C.       TERMINATION OF SUBORDINATION RIGHTS AND SETTLEMENT OF RELATED CLAIMS
         AND CONTROVERSIES

         1.       The classification and manner of satisfying all Claims and
Interests under the Plan take into consideration all subordination rights,
whether arising under general principles of equitable subordination, contract,
section 510(c) of the Bankruptcy Code or otherwise, that a holder of a Claim or
Interest may have against other Claim or Interest holders with respect to any
distribution made pursuant to the Plan. All subordination rights that a holder
of a Claim may have with respect to any distribution to be made pursuant to the
Plan will be discharged and terminated, and all actions related to the
enforcement of such subordination rights will be permanently enjoined.
Accordingly, distributions pursuant to the Plan to holders of Allowed Claims
will not be subject to payment to a beneficiary of such terminated subordination
rights or to levy, garnishment, attachment or other legal process by a
beneficiary of such terminated subordination rights.

         2.       Pursuant to Bankruptcy Rule 9019 and in consideration for the
distributions and other benefits provided under the Plan, the provisions of the
Plan will constitute a good faith compromise and settlement of all claims or
controversies relating to the subordination rights that a holder of a Claim may
have with respect to any Allowed Claim or any distribution to be made pursuant
to the Plan on account of any Allowed Claim.
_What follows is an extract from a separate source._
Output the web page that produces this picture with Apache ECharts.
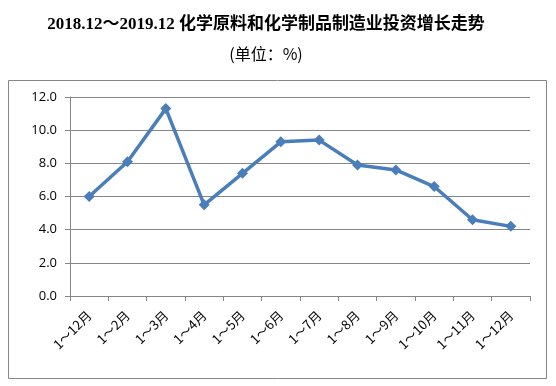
<!DOCTYPE html>
<html><head><meta charset="utf-8">
<script src="https://cdn.jsdelivr.net/npm/echarts@6/dist/echarts.min.js"></script>
<style>html,body{margin:0;padding:0;background:#fff;}#c{width:556px;height:386px;}</style>
</head><body><div id="c"></div>
<script>
var categories = ['1～12月','1～2月','1～3月','1～4月','1～5月','1～6月','1～7月','1～8月','1～9月','1～10月','1～11月','1～12月'];
var values = [6.0, 8.1, 11.3, 5.5, 7.4, 9.3, 9.4, 7.9, 7.6, 6.6, 4.6, 4.2];
var yTicks = [0, 2, 4, 6, 8, 10, 12];
var titleText = '2018.12～2019.12 化学原料和化学制品制造业投资增长走势';
var subText = '(单位：%)';

var chart = echarts.init(document.getElementById('c'), null, {renderer:'canvas'});
chart.setOption({
  backgroundColor: '#fff',
  animation: false,
  title: [{
    text: titleText, left: 261, top: 11, textAlign: 'center',
    textStyle: {fontFamily: "'Liberation Serif','Noto Sans CJK SC'", fontWeight: 'bold', fontSize: 17, color: '#000'}
  },{
    text: subText, left: 261, top: 41, textAlign: 'center',
    textStyle: {fontFamily: "'Noto Sans CJK SC'", fontWeight: 'normal', fontSize: 16, color: '#000'}
  }],
  graphic: [{
    type: 'rect', shape: {x: 8.5, y: 80.5, width: 538, height: 298}, silent: true, z: -1,
    style: {fill: 'none', stroke: '#868686', lineWidth: 1}
  }],
  grid: {left: 70, right: 26, top: 97, bottom: 90},
  xAxis: {
    type: 'category', data: categories, boundaryGap: true,
    axisLine: {lineStyle: {color: '#868686', width: 1}},
    axisTick: {show: true, length: 5, alignWithLabel: false, lineStyle: {color: '#868686'}},
    axisLabel: {rotate: 45, margin: 17, interval: 0, fontSize: 13, color: '#000', fontFamily: "'Noto Sans CJK SC'"}
  },
  yAxis: {
    type: 'value', min: yTicks[0], max: yTicks[yTicks.length-1], interval: 2,
    axisLine: {show: true, lineStyle: {color: '#868686', width: 1}},
    axisTick: {show: true, length: 5, lineStyle: {color: '#868686'}},
    axisLabel: {margin: 13, fontSize: 13, color: '#000', fontFamily: "'Open Sans','Liberation Sans'",
      formatter: function(v){return v.toFixed(1);}},
    splitLine: {show: true, lineStyle: {color: '#868686', width: 1}}
  },
  series: [{
    type: 'line', data: values,
    symbol: 'diamond', symbolSize: 11,
    lineStyle: {color: '#4A7EBB', width: 3.5},
    itemStyle: {color: '#4A7EBB'}
  }]
});
</script></body></html>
The entry of the Confirmation Order
will constitute the Bankruptcy Court's approval, as of the Effective Date, of
the compromise or settlement of all such claims or controversies and the
Bankruptcy Court's finding that such compromise or settlement is in the best
interests of the Debtors, the Reorganized Debtors and their respective property
and Claim and Interest holders and is fair, equitable and reasonable.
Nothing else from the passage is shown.